Sanders: We're doing something radical, we're telling Americans the truth

Bernie Sanders says his campaign is doing as well at it is because he's doing something radical: telling Americans the truth.

Sanders is touting his recent wins in caucuses and primaries in his opening statement of Thursday night's Democratic debate. He's pointing out the progress he's made in preference polls since his campaign started.

Sanders says the U.S. can't move forward until the Supreme Court decision in the Citizens United campaign finance case is overturned. He says the U.S. needs "real campaign reform" to prevent super PACs from buying elections.

Sanders says he's determined to end a "rigged economy" where the rich get richer and everyone else gets poorer. He says he wants to create an economy that works for everyone and not just the top 1 percent of Americans.
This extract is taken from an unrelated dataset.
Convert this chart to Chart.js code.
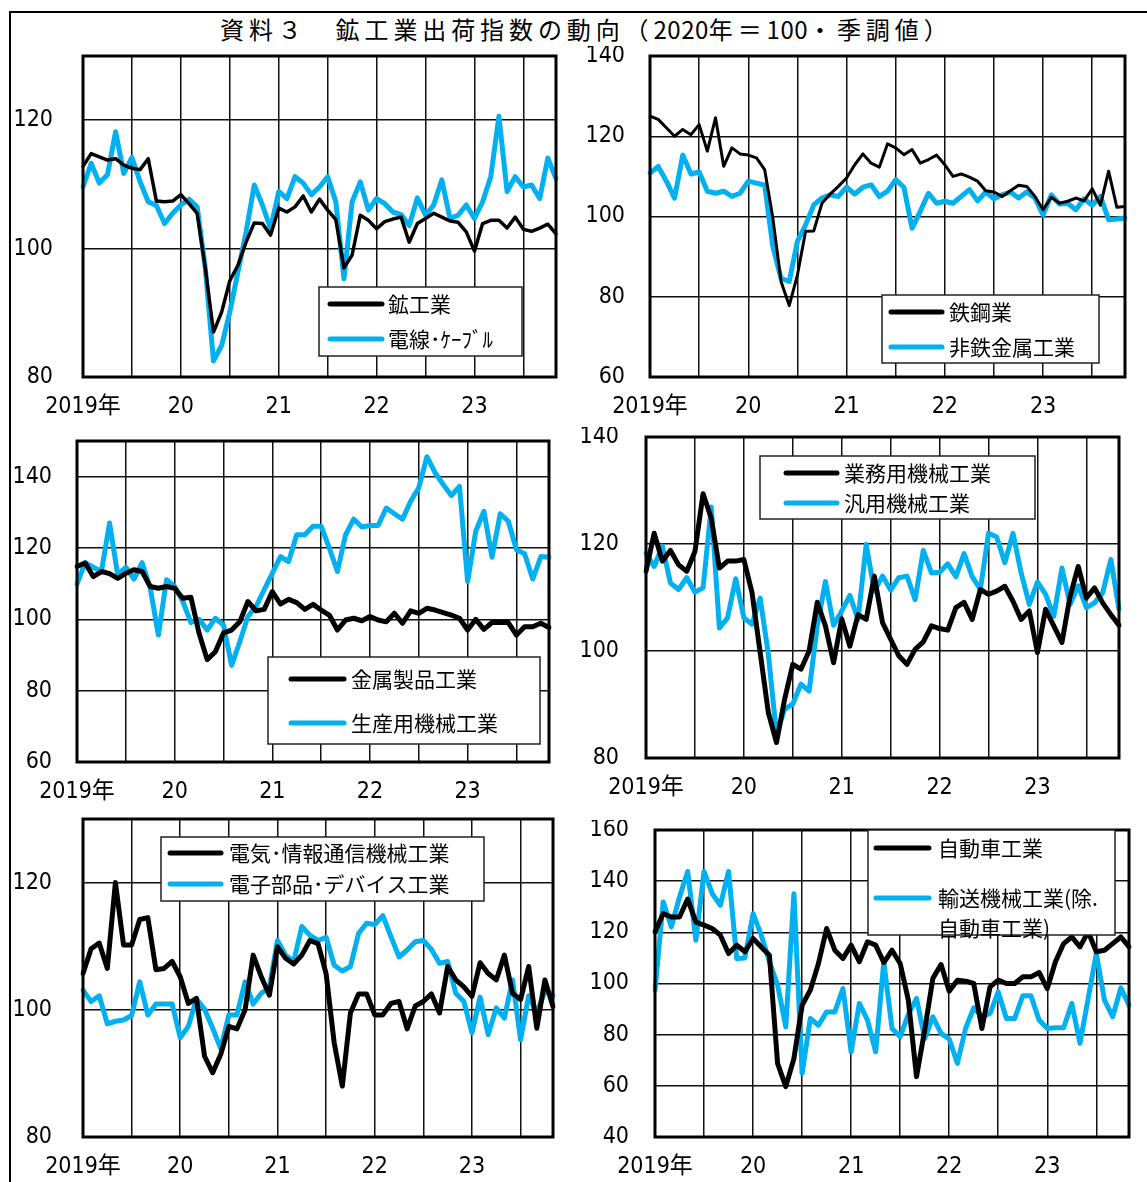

Clinton: we worked hard to keep New York values at the center of who we are

Hillary Clinton is pulling out her New York credentials fast.

In her opening statement at Thursday night's Democratic debate in her home state, Clinton beamed as she noted how happy she was to be in New York. She quickly noted her years as senator representing the state, saying "we faced difficult challenges together."

Clinton noted the Sept. 11 attacks, her support for first responders and her work trying to bring in jobs from "Buffalo to Albany."

She says "we worked hard to keep New York values at the center of who we are and what we do together."